Work required
Please transcribe the data that follows without the pictures, keeping every word the same.

[Code that draws figures]

◇ ◇ ◇ ◇ ◇ ◇ ◇

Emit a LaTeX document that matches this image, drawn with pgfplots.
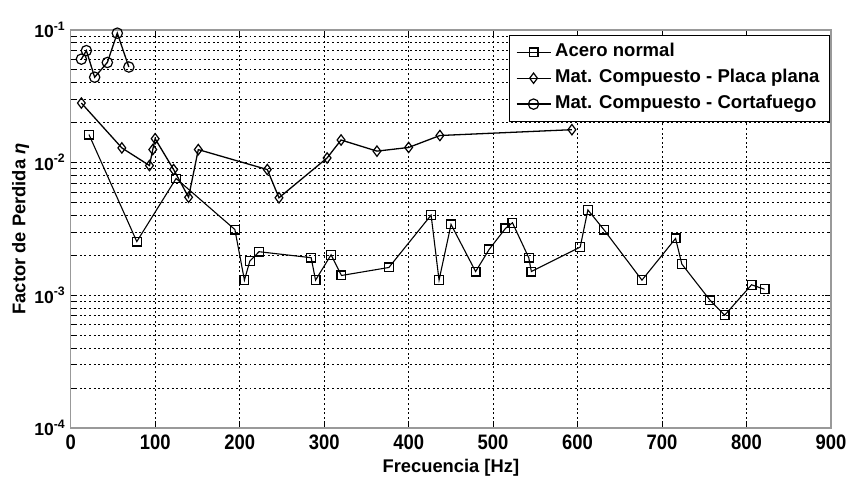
\documentclass[border=0pt]{standalone}
\usepackage{pgfplots}
\pgfplotsset{compat=1.18}
\usepackage{fontspec}
\setmainfont{Liberation Sans}
\usetikzlibrary{calc}

% Loss factor measurements
\pgfplotstableread{
f eta
21.6 0.01625
78.2 0.00254
124.7 0.00759
194.3 0.00313
205.6 0.0013
212.0 0.00181
222.9 0.00213
284.6 0.00192
289.8 0.0013
308.2 0.00202
320.5 0.00141
376.6 0.00162
426.6 0.00402
436.0 0.0013
450.2 0.00342
479.3 0.00151
495.4 0.00222
514.6 0.00319
522.9 0.00352
542.2 0.00192
545.3 0.00151
603.1 0.00231
612.2 0.0044
631.0 0.00313
676.2 0.0013
716.0 0.00268
723.4 0.00172
756.9 0.000916
774.1 0.000708
806.0 0.0012
821.3 0.00111
}\acero

\pgfplotstableread{
f eta
12.6 0.0281
60.5 0.0129
93.2 0.0095
97.1 0.01253
99.9 0.01513
121.8 0.00886
139.5 0.00548
151.0 0.01253
232.7 0.00886
246.5 0.00543
303.5 0.01084
320.0 0.0148
362.5 0.0122
400.0 0.0130
437.0 0.0160
593.3 0.0177
}\placa

\pgfplotstableread{
f eta
12.6 0.0602
18.5 0.0698
28.3 0.0440
43.3 0.0568
55.1 0.0945
68.8 0.0525
}\cortafuego

\begin{document}
\begin{tikzpicture}
\begin{axis}[
  scale only axis,
  width=381.5pt, height=199.75pt,
  xmin=0, xmax=900,
  ymode=log, log basis y=10,
  ymin=1e-4, ymax=1e-1,
  xtick={0,100,...,900},
  xticklabel={\scalebox{0.88}[1]{\pgfmathprintnumber{\tick}}},
  ytick={1e-4,1e-3,1e-2,1e-1},
  minor ytick={2e-4,3e-4,4e-4,5e-4,6e-4,7e-4,8e-4,9e-4,
               2e-3,3e-3,4e-3,5e-3,6e-3,7e-3,8e-3,9e-3,
               2e-2,3e-2,4e-2,5e-2,6e-2,7e-2,8e-2,9e-2},
  yticklabels={10\textsuperscript{-4},10\textsuperscript{-3},10\textsuperscript{-2},10\textsuperscript{-1}},
  /pgf/number format/assume math mode=true,
  xticklabel style={font=\bfseries\fontsize{10.5}{11}\selectfont},
  yticklabel style={font=\bfseries\fontsize{8.8}{10}\selectfont, xshift=1pt},
  grid=both,
  major grid style={black, dash pattern=on 1pt off 1.3pt, line width=0.35pt},
  minor grid style={black, dash pattern=on 1pt off 1.3pt, line width=0.35pt},
  minor x tick num=0,
  axis line style={gray!80, line width=0.7pt},
  tick style={black, line width=0.4pt},
  tick align=inside,
  major tick length=3pt, minor tick length=2pt,
  xlabel={Frecuencia [Hz]},
  ylabel={Factor de Perdida \textit{η}},
  label style={font=\bfseries\fontsize{9.2}{10}\selectfont},
  xlabel style={yshift=2pt},
  ylabel style={at={(axis description cs:-0.066,0.5)}, anchor=center},
  legend style={at={(1,1)}, anchor=north east, xshift=-0.5pt, yshift=-2.5pt,
    draw=black, line width=0.5pt, fill=white,
    font=\bfseries\fontsize{9.3}{10}\selectfont,
    nodes={inner sep=2pt, text height=6.8pt, text depth=2.2pt}},
  legend cell align=left,
]
\addplot[black, line width=0.55pt, mark=square, mark size=2.2pt, mark options={solid, line width=0.6pt}] table[x=f, y=eta] {\acero};
\addlegendentry{Acero normal}
\addplot[black, line width=0.65pt, mark=diamond, mark size=2.6pt, mark options={solid, line width=0.6pt}] table[x=f, y=eta] {\placa};
\addlegendentry{Mat. Compuesto - Placa plana}
\addplot[black, line width=0.65pt, mark=o, mark size=2.6pt, mark options={solid, line width=0.6pt}] table[x=f, y=eta] {\cortafuego};
\addlegendentry{Mat. Compuesto - Cortafuego}
\end{axis}
\useasboundingbox ($(current axis.south west)+(-35.5pt,-21.25pt)$) rectangle ($(current axis.north east)+(9.5pt,15pt)$);
\end{tikzpicture}
\end{document}
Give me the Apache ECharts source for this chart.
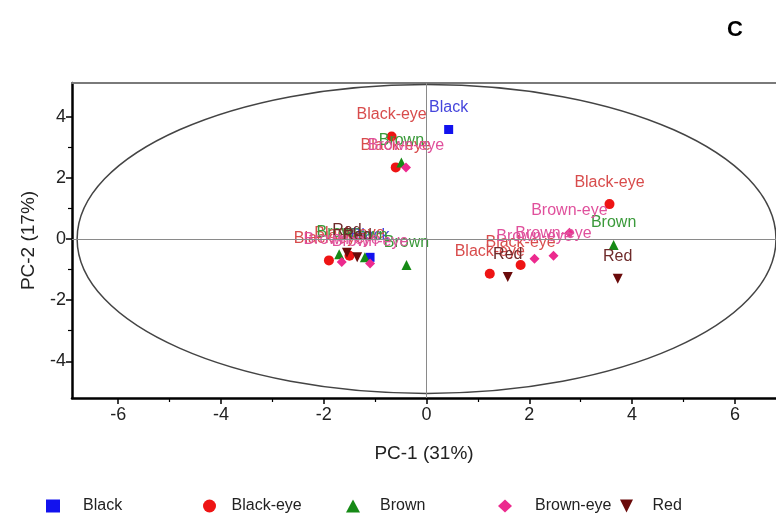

◇ ◇ ◇ ◇ ◇ ◇ ◇

Written reply
Emit a LaTeX document that matches this image, drawn with pgfplots.
\documentclass[border=0pt]{standalone}
\usepackage{pgfplots}
\pgfplotsset{compat=1.18}
\usepackage{fontspec}
\setmainfont{Liberation Sans}
\usetikzlibrary{calc}

% Loss factor measurements
\pgfplotstableread{
f eta
21.6 0.01625
78.2 0.00254
124.7 0.00759
194.3 0.00313
205.6 0.0013
212.0 0.00181
222.9 0.00213
284.6 0.00192
289.8 0.0013
308.2 0.00202
320.5 0.00141
376.6 0.00162
426.6 0.00402
436.0 0.0013
450.2 0.00342
479.3 0.00151
495.4 0.00222
514.6 0.00319
522.9 0.00352
542.2 0.00192
545.3 0.00151
603.1 0.00231
612.2 0.0044
631.0 0.00313
676.2 0.0013
716.0 0.00268
723.4 0.00172
756.9 0.000916
774.1 0.000708
806.0 0.0012
821.3 0.00111
}\acero

\pgfplotstableread{
f eta
12.6 0.0281
60.5 0.0129
93.2 0.0095
97.1 0.01253
99.9 0.01513
121.8 0.00886
139.5 0.00548
151.0 0.01253
232.7 0.00886
246.5 0.00543
303.5 0.01084
320.0 0.0148
362.5 0.0122
400.0 0.0130
437.0 0.0160
593.3 0.0177
}\placa

\pgfplotstableread{
f eta
12.6 0.0602
18.5 0.0698
28.3 0.0440
43.3 0.0568
55.1 0.0945
68.8 0.0525
}\cortafuego

\begin{document}
\begin{tikzpicture}
\begin{axis}[
  scale only axis,
  width=381.5pt, height=199.75pt,
  xmin=0, xmax=900,
  ymode=log, log basis y=10,
  ymin=1e-4, ymax=1e-1,
  xtick={0,100,...,900},
  xticklabel={\scalebox{0.88}[1]{\pgfmathprintnumber{\tick}}},
  ytick={1e-4,1e-3,1e-2,1e-1},
  minor ytick={2e-4,3e-4,4e-4,5e-4,6e-4,7e-4,8e-4,9e-4,
               2e-3,3e-3,4e-3,5e-3,6e-3,7e-3,8e-3,9e-3,
               2e-2,3e-2,4e-2,5e-2,6e-2,7e-2,8e-2,9e-2},
  yticklabels={10\textsuperscript{-4},10\textsuperscript{-3},10\textsuperscript{-2},10\textsuperscript{-1}},
  /pgf/number format/assume math mode=true,
  xticklabel style={font=\bfseries\fontsize{10.5}{11}\selectfont},
  yticklabel style={font=\bfseries\fontsize{8.8}{10}\selectfont, xshift=1pt},
  grid=both,
  major grid style={black, dash pattern=on 1pt off 1.3pt, line width=0.35pt},
  minor grid style={black, dash pattern=on 1pt off 1.3pt, line width=0.35pt},
  minor x tick num=0,
  axis line style={gray!80, line width=0.7pt},
  tick style={black, line width=0.4pt},
  tick align=inside,
  major tick length=3pt, minor tick length=2pt,
  xlabel={Frecuencia [Hz]},
  ylabel={Factor de Perdida \textit{η}},
  label style={font=\bfseries\fontsize{9.2}{10}\selectfont},
  xlabel style={yshift=2pt},
  ylabel style={at={(axis description cs:-0.066,0.5)}, anchor=center},
  legend style={at={(1,1)}, anchor=north east, xshift=-0.5pt, yshift=-2.5pt,
    draw=black, line width=0.5pt, fill=white,
    font=\bfseries\fontsize{9.3}{10}\selectfont,
    nodes={inner sep=2pt, text height=6.8pt, text depth=2.2pt}},
  legend cell align=left,
]
\addplot[black, line width=0.55pt, mark=square, mark size=2.2pt, mark options={solid, line width=0.6pt}] table[x=f, y=eta] {\acero};
\addlegendentry{Acero normal}
\addplot[black, line width=0.65pt, mark=diamond, mark size=2.6pt, mark options={solid, line width=0.6pt}] table[x=f, y=eta] {\placa};
\addlegendentry{Mat. Compuesto - Placa plana}
\addplot[black, line width=0.65pt, mark=o, mark size=2.6pt, mark options={solid, line width=0.6pt}] table[x=f, y=eta] {\cortafuego};
\addlegendentry{Mat. Compuesto - Cortafuego}
\end{axis}
\useasboundingbox ($(current axis.south west)+(-35.5pt,-21.25pt)$) rectangle ($(current axis.north east)+(9.5pt,15pt)$);
\end{tikzpicture}
\end{document}
Give me the Apache ECharts source for this chart.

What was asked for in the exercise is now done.